◆ **Set exercise**
Keep only those lines of the records that include the string "this".

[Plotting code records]
______________________________
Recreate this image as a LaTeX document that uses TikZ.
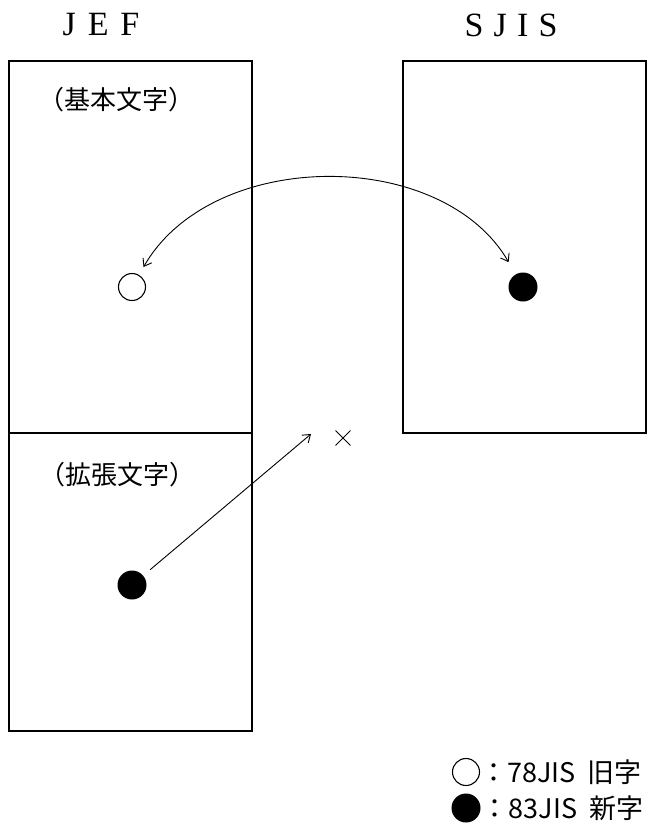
\documentclass[tikz,border=0pt]{standalone}
\usepackage{fontspec}
\setmainfont{Liberation Serif}
\newfontfamily\jpfont{Noto Sans CJK JP}
\usetikzlibrary{arrows.meta,shapes.misc}

\begin{document}
\begin{tikzpicture}[x=1pt,y=-1pt,
  box/.style={draw,line width=1.5pt,minimum width=243pt,inner sep=0pt},
  title/.style={font=\fontsize{34}{34}\selectfont},
  jptext/.style={font=\jpfont\fontsize{26}{26}\selectfont,inner sep=0pt},
  keytext/.style={font=\jpfont\fontsize{27}{27}\selectfont,inner sep=0pt,anchor=west},
  opendot/.style={circle,draw,line width=1.1pt,minimum size=27pt,inner sep=0pt},
  fulldot/.style={circle,fill,minimum size=29pt,inner sep=0pt},
  barb/.tip={Straight Barb[length=7pt,width=10pt]},
  link/.style={line width=0.9pt}]
\useasboundingbox (0,0) rectangle (663,825);
\node[title] (jef) at (101,25) {J\hspace{0.35em}E\hspace{0.35em}F};
\node[title] (sjis) at (511,25) {S\hspace{0.3em}J\hspace{0.3em}I\hspace{0.3em}S};
\node[box,minimum height=372pt] (basic) at (130.5,247) {};
\node[box,minimum height=298pt] (ext) at (130.5,582) {};
\node[box,minimum height=372pt] (sjisbox) at (524.5,247) {};
\node[jptext] (basiclbl) at (116.5,100) {（基本文字）};
\node[jptext] (extlbl) at (117.5,475) {（拡張文字）};
\node[opendot] (old) at (132,287) {};
\node[fulldot] (new) at (523,287) {};
\node[fulldot] (extdot) at (132,585) {};
\node[cross out,draw,line width=0.9pt,minimum size=14pt,inner sep=0pt] (cross) at (343,438) {};
\coordinate (xtip) at ([xshift=-32pt,yshift=4pt]cross.center);
\draw[link,barb-barb,shorten <=9pt,shorten >=14pt] (old) to[bend left=60] (new);
\draw[link,-barb,shorten <=9pt] (extdot) -- (xtip);
\node[opendot] (oldkey) at (466,772) {};
\node[fulldot] (newkey) at (466,808) {};
\node[keytext] (oldtxt) at (oldkey.east) {：78JIS\hspace{0.45em}旧字};
\node[keytext] (newtxt) at ([xshift=1pt]newkey.east) {：83JIS\hspace{0.45em}新字};
\end{tikzpicture}
\end{document}
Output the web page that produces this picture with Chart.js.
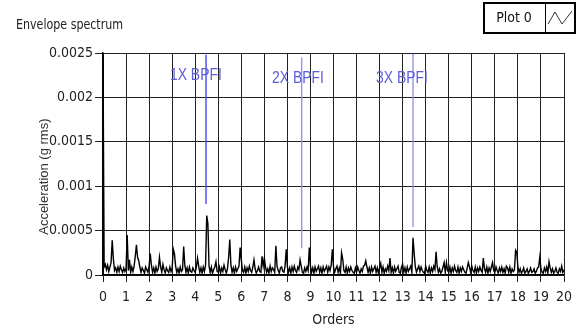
<!DOCTYPE html>
<html>
<head>
<meta charset="utf-8">
<script src="https://cdn.jsdelivr.net/npm/chart.js@4"></script>
<style>
  html, body { margin: 0; padding: 0; background: #ffffff; }
  #wrap { width: 584px; height: 329px; position: relative; }
</style>
</head>
<body>
<div id="wrap"><canvas id="c" width="584" height="329"></canvas></div>
<script>
// Spectrum resolution (orders per bin) and envelope amplitude per bin (g rms)
const ORDER_START = 0;
const ORDER_STEP = 0.05;
const AMPLITUDE = [
  245e-5, 9e-5, 12e-5, 6e-5, 11e-5, 4e-5, 9e-5, 14e-5, 39e-5, 18e-5, 5e-5, 8e-5, 3e-5, 9e-5, 4e-5, 10e-5, 6e-5, 3e-5, 8e-5, 4e-5,
  7e-5, 45e-5, 5e-5, 17e-5, 3e-5, 9e-5, 4e-5, 10e-5, 21e-5, 34e-5, 20e-5, 16e-5, 9e-5, 3e-5, 8e-5, 5e-5, 2e-5, 9e-5, 6e-5, 3e-5,
  10e-5, 24e-5, 11e-5, 3e-5, 8e-5, 2e-5, 9e-5, 4e-5, 7e-5, 20e-5, 9e-5, 3e-5, 12e-5, 6e-5, 2e-5, 8e-5, 5e-5, 3e-5, 9e-5, 4e-5,
  8e-5, 29e-5, 24e-5, 10e-5, 3e-5, 7e-5, 2e-5, 9e-5, 4e-5, 6e-5, 32e-5, 11e-5, 3e-5, 8e-5, 2e-5, 9e-5, 4e-5, 3e-5, 8e-5, 5e-5,
  3e-5, 9e-5, 19e-5, 10e-5, 3e-5, 8e-5, 2e-5, 9e-5, 4e-5, 11e-5, 67e-5, 58e-5, 10e-5, 3e-5, 9e-5, 2e-5, 6e-5, 9e-5, 15e-5, 4e-5,
  3e-5, 9e-5, 2e-5, 8e-5, 4e-5, 11e-5, 6e-5, 2e-5, 7e-5, 20e-5, 40e-5, 11e-5, 3e-5, 8e-5, 2e-5, 9e-5, 4e-5, 7e-5, 10e-5, 31e-5,
  17e-5, 5e-5, 3e-5, 9e-5, 2e-5, 8e-5, 4e-5, 10e-5, 5e-5, 3e-5, 9e-5, 17e-5, 7e-5, 2e-5, 5e-5, 9e-5, 4e-5, 3e-5, 21e-5, 10e-5,
  19e-5, 9e-5, 3e-5, 7e-5, 2e-5, 10e-5, 4e-5, 8e-5, 6e-5, 3e-5, 33e-5, 10e-5, 5e-5, 2e-5, 8e-5, 9e-5, 4e-5, 3e-5, 10e-5, 29e-5,
  9e-5, 3e-5, 8e-5, 2e-5, 9e-5, 4e-5, 10e-5, 5e-5, 3e-5, 9e-5, 6e-5, 17e-5, 10e-5, 3e-5, 2e-5, 8e-5, 4e-5, 9e-5, 5e-5, 31e-5,
  10e-5, 3e-5, 8e-5, 2e-5, 9e-5, 4e-5, 7e-5, 10e-5, 3e-5, 8e-5, 2e-5, 9e-5, 4e-5, 7e-5, 10e-5, 3e-5, 9e-5, 5e-5, 11e-5, 29e-5,
  9e-5, 3e-5, 7e-5, 10e-5, 3e-5, 8e-5, 2e-5, 25e-5, 18e-5, 5e-5, 3e-5, 9e-5, 2e-5, 8e-5, 4e-5, 9e-5, 5e-5, 3e-5, 2e-5, 8e-5,
  3e-5, 9e-5, 5e-5, 2e-5, 7e-5, 4e-5, 10e-5, 11e-5, 16e-5, 9e-5, 3e-5, 8e-5, 2e-5, 9e-5, 4e-5, 7e-5, 10e-5, 3e-5, 8e-5, 2e-5,
  8e-5, 13e-5, 3e-5, 9e-5, 2e-5, 7e-5, 4e-5, 10e-5, 5e-5, 19e-5, 3e-5, 8e-5, 2e-5, 9e-5, 4e-5, 7e-5, 10e-5, 3e-5, 2e-5, 9e-5,
  12e-5, 3e-5, 8e-5, 2e-5, 9e-5, 4e-5, 7e-5, 10e-5, 3e-5, 42e-5, 24e-5, 9e-5, 3e-5, 7e-5, 10e-5, 4e-5, 9e-5, 5e-5, 3e-5, 2e-5,
  10e-5, 5e-5, 3e-5, 9e-5, 2e-5, 8e-5, 4e-5, 10e-5, 6e-5, 26e-5, 9e-5, 3e-5, 7e-5, 2e-5, 4e-5, 9e-5, 14e-5, 3e-5, 14e-5, 5e-5,
  3e-5, 9e-5, 2e-5, 8e-5, 4e-5, 10e-5, 5e-5, 3e-5, 9e-5, 2e-5, 8e-5, 4e-5, 9e-5, 6e-5, 3e-5, 2e-5, 8e-5, 14e-5, 9e-5, 3e-5,
  10e-5, 5e-5, 3e-5, 9e-5, 2e-5, 8e-5, 4e-5, 9e-5, 5e-5, 3e-5, 19e-5, 7e-5, 3e-5, 9e-5, 2e-5, 8e-5, 4e-5, 9e-5, 14e-5, 5e-5,
  3e-5, 9e-5, 5e-5, 2e-5, 8e-5, 4e-5, 9e-5, 3e-5, 7e-5, 2e-5, 10e-5, 8e-5, 3e-5, 9e-5, 2e-5, 7e-5, 4e-5, 6e-5, 28e-5, 26e-5,
  9e-5, 3e-5, 7e-5, 2e-5, 4e-5, 8e-5, 2e-5, 4e-5, 7e-5, 2e-5, 4e-5, 8e-5, 3e-5, 4e-5, 7e-5, 2e-5, 4e-5, 8e-5, 9e-5, 20e-5,
  7e-5, 3e-5, 2e-5, 8e-5, 4e-5, 9e-5, 2e-5, 15e-5, 8e-5, 3e-5, 7e-5, 2e-5, 4e-5, 8e-5, 3e-5, 2e-5, 7e-5, 4e-5, 10e-5, 3e-5,
  6e-5
];

// BPFI harmonic markers
const MARKER_LABELS = ["1X BPFI", "2X BPFI", "3X BPFI"];
const MARKER_ORDERS = [4.47, 8.62, 13.45];
const MARKER_TOPS = [0.00248, 0.00245, 0.00249];
const MARKER_BOTTOMS = [0.00080, 0.00030, 0.00054];
const MARKER_COLORS = ["#3c3ce6", "#8e8ef0", "#8e8ef0"];
const LABEL_ORDERS = [4.03, 8.46, 12.97];
const LABEL_VALUES = [0.00225, 0.00222, 0.00222];

// Axes
const X_MIN = 0, X_MAX = 20, X_STEP = 1;
const Y_MIN = 0, Y_MAX = 0.0025, Y_STEP = 0.0005;
const TITLE = "Envelope spectrum";
const SERIES_NAME = "Plot 0";
const X_TITLE = "Orders";
const Y_TITLE = "Acceleration (g rms)";

const NARROW = "'Liberation Sans Narrow', 'DejaVu Sans Condensed', 'Liberation Sans', sans-serif";

const spectrum = AMPLITUDE.map((v, i) => ({ x: ORDER_START + i * ORDER_STEP, y: v }));

const markerSets = MARKER_ORDERS.map((o, i) => ({
  label: MARKER_LABELS[i],
  data: [{ x: o, y: MARKER_TOPS[i] }, { x: o, y: MARKER_BOTTOMS[i] }],
  borderColor: MARKER_COLORS[i],
  borderWidth: 1.3,
  pointRadius: 0,
  fill: false,
  tension: 0
}));

const decorPlugin = {
  id: 'decor',
  afterDatasetsDraw(chart) {
    const { ctx, scales: { x, y } } = chart;
    ctx.save();
    ctx.fillStyle = '#5e5ed8';
    ctx.textAlign = 'center';
    ctx.textBaseline = 'middle';
    ctx.font = "17px 'Liberation Sans', sans-serif";
    MARKER_LABELS.forEach((t, i) => {
      const px = x.getPixelForValue(LABEL_ORDERS[i]);
      const py = y.getPixelForValue(LABEL_VALUES[i]);
      ctx.save();
      ctx.translate(px, py);
      ctx.scale(0.82, 1);
      ctx.fillText(t, 0, 0);
      ctx.restore();
    });
    ctx.restore();
  },
  afterDraw(chart) {
    const { ctx } = chart;
    ctx.save();
    // chart title
    ctx.fillStyle = '#222';
    ctx.textAlign = 'left';
    ctx.textBaseline = 'middle';
    ctx.font = "14px " + NARROW;
    ctx.translate(16, 25);
    ctx.scale(0.88, 1);
    ctx.fillText(TITLE, 0, 0);
    ctx.setTransform(1, 0, 0, 1, 0, 0);
    // legend box
    ctx.fillStyle = '#fff';
    ctx.fillRect(484, 3, 91, 30);
    ctx.strokeStyle = '#000';
    ctx.lineWidth = 2;
    ctx.strokeRect(484, 3, 91, 30);
    ctx.lineWidth = 1;
    ctx.beginPath();
    ctx.moveTo(545.5, 4); ctx.lineTo(545.5, 32);
    ctx.stroke();
    ctx.fillStyle = '#111';
    ctx.textAlign = 'center';
    ctx.font = "14px " + NARROW;
    ctx.fillText(SERIES_NAME, 514, 18);
    ctx.strokeStyle = '#333';
    ctx.lineWidth = 1;
    ctx.beginPath();
    ctx.moveTo(548, 24); ctx.lineTo(555, 12); ctx.lineTo(562, 24); ctx.lineTo(572, 11);
    ctx.stroke();
    ctx.restore();
  }
};

new Chart(document.getElementById('c'), {
  type: 'line',
  data: {
    datasets: [
      {
        label: SERIES_NAME,
        data: spectrum,
        borderColor: '#000',
        borderWidth: 1.4,
        pointRadius: 0,
        fill: false,
        tension: 0
      },
      ...markerSets
    ]
  },
  options: {
    responsive: false,
    animation: false,
    events: [],
    layout: { padding: { top: 53, right: 20, bottom: 0, left: 0 } },
    plugins: { legend: { display: false }, tooltip: { enabled: false }, title: { display: false } },
    scales: {
      x: {
        type: 'linear',
        min: X_MIN, max: X_MAX,
        afterFit(s) { s.height = 54; },
        ticks: {
          stepSize: X_STEP,
          autoSkip: false,
          maxRotation: 0,
          color: '#222',
          padding: 7,
          font: { family: NARROW, size: 14 },
          callback: (v) => String(v)
        },
        grid: { color: '#222', lineWidth: 1, drawTicks: true, tickLength: 7, tickColor: '#222' },
        border: { color: '#000', width: 1.5 },
        title: { display: true, text: X_TITLE, color: '#222', font: { family: NARROW, size: 14 }, padding: { top: 0, bottom: 0 } }
      },
      y: {
        type: 'linear',
        min: Y_MIN, max: Y_MAX,
        afterFit(s) { s.width = 103; },
        ticks: {
          stepSize: Y_STEP,
          color: '#222',
          padding: 2,
          font: { family: NARROW, size: 14 },
          callback: (v) => String(Number(v.toFixed(4)))
        },
        grid: { color: '#222', lineWidth: 1, drawTicks: true, tickLength: 8, tickColor: '#222' },
        border: { color: '#000', width: 1.5 },
        title: { display: true, text: Y_TITLE + "       ", color: '#333', font: { family: "'Liberation Sans', sans-serif", size: 13 }, padding: { top: 37, bottom: 0 } }
      }
    }
  },
  plugins: [decorPlugin]
});
</script>
</body>
</html>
______________________________
◆ **Exercise answer**
Recreate this image as a LaTeX document that uses TikZ.
Output the web page that produces this picture with Chart.js.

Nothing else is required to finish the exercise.